THE THEME OF RESURECTION.
Starting from the very beginning when Jarvis Lorry sends the message back to the bank that reads "Recalled to Life" the theme becomes very significant. Doctor Manette is "resurrected" when he returns from prison. Charles Darnay is "resurrected" when he is acquitted from an almost certain execution at his first trial. After the revolution begins in Paris, there is an evil aristocrat who fakes his own death, by the name of Old Foulon, and is then later found alive (He could be referred to as "resurrected."). When Old Foulon is found a live he is later murdered (by Mr. and Madame Defarge, they killed him and put his head on a pole). This pattern of false death and false resurrection is also done by Roger Cly. He too is evil, and he fakes his own death and he is "reborn" as a spy in a different country. Cruncher and his associates are "resurrection men," they dig up bodies. In the idea of the people rising up in revolution is a resurrection in itself. The people are miserable and living in filth, which they revolt to end and live in the happiness and freedom promised in resurrection and eternal life. .

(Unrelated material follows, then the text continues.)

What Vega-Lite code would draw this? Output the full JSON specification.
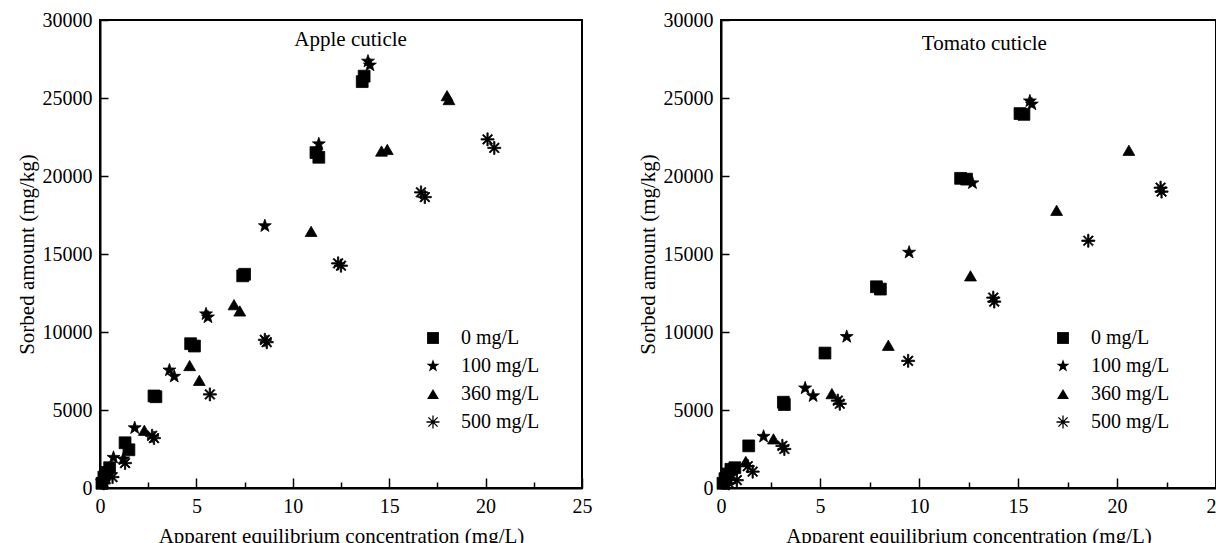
{
  "$schema": "https://vega.github.io/schema/vega-lite/v6.json",
  "background": "white",
  "padding": {"left": 15, "top": 9, "right": 0, "bottom": 0},
  "spacing": 43,
  "config": {
    "font": "Liberation Serif, Times New Roman, serif",
    "view": {"stroke": "black", "strokeWidth": 2},
    "text": {"font": "Liberation Serif, Times New Roman, serif"},
    "axis": {
      "grid": false,
      "domainColor": "black",
      "domainWidth": 2,
      "tickColor": "black",
      "tickWidth": 1.5,
      "tickSize": -8,
      "labelFont": "Liberation Serif, Times New Roman, serif",
      "labelFontSize": 20,
      "labelColor": "black",
      "labelPadding": 16,
      "labelFlush": false,
      "labelOverlap": false,
      "titleFont": "Liberation Serif, Times New Roman, serif",
      "titleFontSize": 21,
      "titleFontWeight": "normal",
      "titleColor": "black"
    },
    "axisX": {"titlePadding": 5, "labelPadding": 18},
    "axisY": {"titlePadding": 5},
    "legend": {
      "title": null,
      "labelFont": "Liberation Serif, Times New Roman, serif",
      "labelFontSize": 20,
      "labelColor": "black",
      "symbolSize": 140,
      "symbolFillColor": "black",
      "symbolStrokeColor": "black",
      "symbolStrokeWidth": 0.8,
      "symbolOpacity": 1,
      "rowPadding": 8,
      "labelOffset": 18
    }
  },
  "datasets": {
    "apple": [
      {"conc": "0 mg/L", "x": 0.1, "y": 300},
      {"conc": "0 mg/L", "x": 0.2, "y": 700},
      {"conc": "0 mg/L", "x": 0.35, "y": 1000},
      {"conc": "0 mg/L", "x": 0.5, "y": 1300},
      {"conc": "0 mg/L", "x": 1.3, "y": 2900},
      {"conc": "0 mg/L", "x": 1.5, "y": 2450},
      {"conc": "0 mg/L", "x": 2.8, "y": 5900},
      {"conc": "0 mg/L", "x": 2.9, "y": 5850},
      {"conc": "0 mg/L", "x": 4.7, "y": 9250},
      {"conc": "0 mg/L", "x": 4.9, "y": 9100},
      {"conc": "0 mg/L", "x": 7.4, "y": 13600},
      {"conc": "0 mg/L", "x": 7.5, "y": 13700},
      {"conc": "0 mg/L", "x": 11.2, "y": 21500},
      {"conc": "0 mg/L", "x": 11.35, "y": 21200},
      {"conc": "0 mg/L", "x": 13.6, "y": 26050},
      {"conc": "0 mg/L", "x": 13.7, "y": 26400},
      {"conc": "100 mg/L", "x": 0.1, "y": 400},
      {"conc": "100 mg/L", "x": 0.3, "y": 1000},
      {"conc": "100 mg/L", "x": 0.7, "y": 1950},
      {"conc": "100 mg/L", "x": 1.2, "y": 1850},
      {"conc": "100 mg/L", "x": 1.8, "y": 3850},
      {"conc": "100 mg/L", "x": 3.6, "y": 7550},
      {"conc": "100 mg/L", "x": 3.85, "y": 7150},
      {"conc": "100 mg/L", "x": 5.5, "y": 11150},
      {"conc": "100 mg/L", "x": 5.6, "y": 10950},
      {"conc": "100 mg/L", "x": 8.55, "y": 16800},
      {"conc": "100 mg/L", "x": 11.35, "y": 22050},
      {"conc": "100 mg/L", "x": 13.9, "y": 27350},
      {"conc": "100 mg/L", "x": 14.0, "y": 27100},
      {"conc": "360 mg/L", "x": 0.15, "y": 600},
      {"conc": "360 mg/L", "x": 0.35, "y": 1300},
      {"conc": "360 mg/L", "x": 2.3, "y": 3700},
      {"conc": "360 mg/L", "x": 4.65, "y": 7850},
      {"conc": "360 mg/L", "x": 5.15, "y": 6900},
      {"conc": "360 mg/L", "x": 6.95, "y": 11750},
      {"conc": "360 mg/L", "x": 7.25, "y": 11350},
      {"conc": "360 mg/L", "x": 10.95, "y": 16450},
      {"conc": "360 mg/L", "x": 14.6, "y": 21600},
      {"conc": "360 mg/L", "x": 14.9, "y": 21700},
      {"conc": "360 mg/L", "x": 18.0, "y": 25150},
      {"conc": "360 mg/L", "x": 18.1, "y": 24900},
      {"conc": "500 mg/L", "x": 0.2, "y": 300},
      {"conc": "500 mg/L", "x": 0.65, "y": 700},
      {"conc": "500 mg/L", "x": 1.3, "y": 1600},
      {"conc": "500 mg/L", "x": 2.7, "y": 3350},
      {"conc": "500 mg/L", "x": 2.8, "y": 3200},
      {"conc": "500 mg/L", "x": 5.7, "y": 6000},
      {"conc": "500 mg/L", "x": 8.55, "y": 9500},
      {"conc": "500 mg/L", "x": 8.65, "y": 9350},
      {"conc": "500 mg/L", "x": 12.35, "y": 14400},
      {"conc": "500 mg/L", "x": 12.5, "y": 14250},
      {"conc": "500 mg/L", "x": 16.65, "y": 18950},
      {"conc": "500 mg/L", "x": 16.85, "y": 18650},
      {"conc": "500 mg/L", "x": 20.1, "y": 22350},
      {"conc": "500 mg/L", "x": 20.45, "y": 21800}
    ],
    "tomato": [
      {"conc": "0 mg/L", "x": 0.1, "y": 300},
      {"conc": "0 mg/L", "x": 0.2, "y": 600},
      {"conc": "0 mg/L", "x": 0.35, "y": 900},
      {"conc": "0 mg/L", "x": 0.5, "y": 1200},
      {"conc": "0 mg/L", "x": 0.7, "y": 1300},
      {"conc": "0 mg/L", "x": 1.4, "y": 2700},
      {"conc": "0 mg/L", "x": 3.15, "y": 5500},
      {"conc": "0 mg/L", "x": 3.2, "y": 5350},
      {"conc": "0 mg/L", "x": 5.25, "y": 8650},
      {"conc": "0 mg/L", "x": 7.85, "y": 12900},
      {"conc": "0 mg/L", "x": 8.05, "y": 12750},
      {"conc": "0 mg/L", "x": 12.1, "y": 19850},
      {"conc": "0 mg/L", "x": 12.4, "y": 19800},
      {"conc": "0 mg/L", "x": 15.1, "y": 24000},
      {"conc": "0 mg/L", "x": 15.3, "y": 23950},
      {"conc": "100 mg/L", "x": 0.2, "y": 400},
      {"conc": "100 mg/L", "x": 0.5, "y": 800},
      {"conc": "100 mg/L", "x": 2.15, "y": 3300},
      {"conc": "100 mg/L", "x": 4.25, "y": 6400},
      {"conc": "100 mg/L", "x": 4.65, "y": 5900},
      {"conc": "100 mg/L", "x": 6.35, "y": 9700},
      {"conc": "100 mg/L", "x": 9.5, "y": 15100},
      {"conc": "100 mg/L", "x": 12.7, "y": 19550},
      {"conc": "100 mg/L", "x": 15.6, "y": 24800},
      {"conc": "100 mg/L", "x": 15.7, "y": 24600},
      {"conc": "360 mg/L", "x": 0.3, "y": 600},
      {"conc": "360 mg/L", "x": 1.25, "y": 1700},
      {"conc": "360 mg/L", "x": 2.65, "y": 3150},
      {"conc": "360 mg/L", "x": 5.6, "y": 6050},
      {"conc": "360 mg/L", "x": 8.45, "y": 9150},
      {"conc": "360 mg/L", "x": 12.6, "y": 13600},
      {"conc": "360 mg/L", "x": 16.95, "y": 17800},
      {"conc": "360 mg/L", "x": 20.6, "y": 21650},
      {"conc": "500 mg/L", "x": 0.4, "y": 300},
      {"conc": "500 mg/L", "x": 0.8, "y": 500},
      {"conc": "500 mg/L", "x": 1.35, "y": 1400},
      {"conc": "500 mg/L", "x": 1.6, "y": 1050},
      {"conc": "500 mg/L", "x": 3.1, "y": 2700},
      {"conc": "500 mg/L", "x": 3.2, "y": 2500},
      {"conc": "500 mg/L", "x": 5.9, "y": 5600},
      {"conc": "500 mg/L", "x": 6.0, "y": 5400},
      {"conc": "500 mg/L", "x": 9.45, "y": 8150},
      {"conc": "500 mg/L", "x": 13.75, "y": 12200},
      {"conc": "500 mg/L", "x": 13.8, "y": 11950},
      {"conc": "500 mg/L", "x": 18.55, "y": 15850},
      {"conc": "500 mg/L", "x": 22.2, "y": 19250},
      {"conc": "500 mg/L", "x": 22.25, "y": 19000}
    ]
  },
  "hconcat": [
    {
      "width": 482,
      "height": 468,
      "layer": [
        {
          "data": {"name": "apple"},
          "mark": {"type": "point", "filled": true, "fill": "black", "stroke": "black", "strokeWidth": 0.8, "size": 140, "opacity": 1},
          "encoding": {
            "x": {
              "field": "x", "type": "quantitative",
              "scale": {"domain": [0, 25], "nice": false, "zero": false},
              "axis": {"title": "Apparent equilibrium concentration (mg/L)", "values": [0, 2.5, 5, 7.5, 10, 12.5, 15, 17.5, 20, 22.5, 25], "labelExpr": "datum.value % 5 === 0 ? datum.label : ''", "tickSize": {"condition": {"test": "datum.value % 5 === 0", "value": -10}, "value": -6}}
            },
            "y": {
              "field": "y", "type": "quantitative",
              "scale": {"domain": [0, 30000], "nice": false, "zero": false},
              "axis": {"title": "Sorbed amount (mg/kg)", "format": "d", "values": [0, 2500, 5000, 7500, 10000, 12500, 15000, 17500, 20000, 22500, 25000, 27500, 30000], "labelExpr": "datum.value % 5000 === 0 ? datum.label : ''"}
            },
            "shape": {
              "field": "conc", "type": "nominal",
              "scale": {
                "domain": ["0 mg/L", "100 mg/L", "360 mg/L", "500 mg/L"],
                "range": ["square", "M0,-1.15L0.27,-0.37L1.09,-0.36L0.44,0.14L0.68,0.93L0,0.46L-0.68,0.93L-0.44,0.14L-1.09,-0.36L-0.27,-0.37Z", "triangle-up", "M-1.1,-0.11L1.1,-0.11L1.1,0.11L-1.1,0.11ZM-0.11,-1.1L0.11,-1.1L0.11,1.1L-0.11,1.1ZM-0.7,-0.86L0.86,0.7L0.7,0.86L-0.86,-0.7ZM-0.86,0.7L0.7,-0.86L0.86,-0.7L-0.7,0.86Z"]
              },
              "legend": {
                "orient": "none", "legendX": 323, "legendY": 308
              }
            }
          }
        },
        {
          "data": {"values": [{}]},
          "mark": {"type": "text", "font": "Liberation Serif, Times New Roman, serif", "fontSize": 21, "color": "black", "align": "center", "baseline": "middle"},
          "encoding": {
            "x": {"datum": 13.0, "type": "quantitative"},
            "y": {"datum": 28700, "type": "quantitative"},
            "text": {"value": "Apple cuticle"}
          }
        }
      ]
    },
    {
      "width": 495,
      "height": 468,
      "layer": [
        {
          "data": {"name": "tomato"},
          "mark": {"type": "point", "filled": true, "fill": "black", "stroke": "black", "strokeWidth": 0.8, "size": 140, "opacity": 1},
          "encoding": {
            "x": {
              "field": "x", "type": "quantitative",
              "scale": {"domain": [0, 25], "nice": false, "zero": false},
              "axis": {"title": "Apparent equilibrium concentration (mg/L)", "values": [0, 2.5, 5, 7.5, 10, 12.5, 15, 17.5, 20, 22.5, 25], "labelExpr": "datum.value % 5 === 0 ? datum.label : ''", "tickSize": {"condition": {"test": "datum.value % 5 === 0", "value": -10}, "value": -6}}
            },
            "y": {
              "field": "y", "type": "quantitative",
              "scale": {"domain": [0, 30000], "nice": false, "zero": false},
              "axis": {"title": "Sorbed amount (mg/kg)", "format": "d", "values": [0, 2500, 5000, 7500, 10000, 12500, 15000, 17500, 20000, 22500, 25000, 27500, 30000], "labelExpr": "datum.value % 5000 === 0 ? datum.label : ''"}
            },
            "shape": {
              "field": "conc", "type": "nominal",
              "scale": {
                "domain": ["0 mg/L", "100 mg/L", "360 mg/L", "500 mg/L"],
                "range": ["square", "M0,-1.15L0.27,-0.37L1.09,-0.36L0.44,0.14L0.68,0.93L0,0.46L-0.68,0.93L-0.44,0.14L-1.09,-0.36L-0.27,-0.37Z", "triangle-up", "M-1.1,-0.11L1.1,-0.11L1.1,0.11L-1.1,0.11ZM-0.11,-1.1L0.11,-1.1L0.11,1.1L-0.11,1.1ZM-0.7,-0.86L0.86,0.7L0.7,0.86L-0.86,-0.7ZM-0.86,0.7L0.7,-0.86L0.86,-0.7L-0.7,0.86Z"]
              },
              "legend": {
                "orient": "none", "legendX": 332, "legendY": 308
              }
            }
          }
        },
        {
          "data": {"values": [{}]},
          "mark": {"type": "text", "font": "Liberation Serif, Times New Roman, serif", "fontSize": 21, "color": "black", "align": "center", "baseline": "middle"},
          "encoding": {
            "x": {"datum": 13.3, "type": "quantitative"},
            "y": {"datum": 28460, "type": "quantitative"},
            "text": {"value": "Tomato cuticle"}
          }
        }
      ]
    }
  ],
  "resolve": {"scale": {"x": "independent", "y": "independent"}, "legend": {"shape": "independent"}}
}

Resurrection is perhaps the theme of A Tale of Two Cities. There are several themes of resurrection in this book. The most famous, of course, is at the end when Sydney Carton is executed for Charles Darnay. Other examples are the grave robber, which is Jerry Cruncher, is a farce for a resurrectionist. These "resurrection men" are "honest tradesmen". The idea was to rob new graves and sell the parts and bodies to doctors as autopsies were sort of new. Doctor Manette was the living dead, and he is resurrected by Jarvis Lorry. In a way, Jarvis Lorry is also resurrected himself when he realizes that he has spent all of his life looking after the bank, and there are more important things in life than business.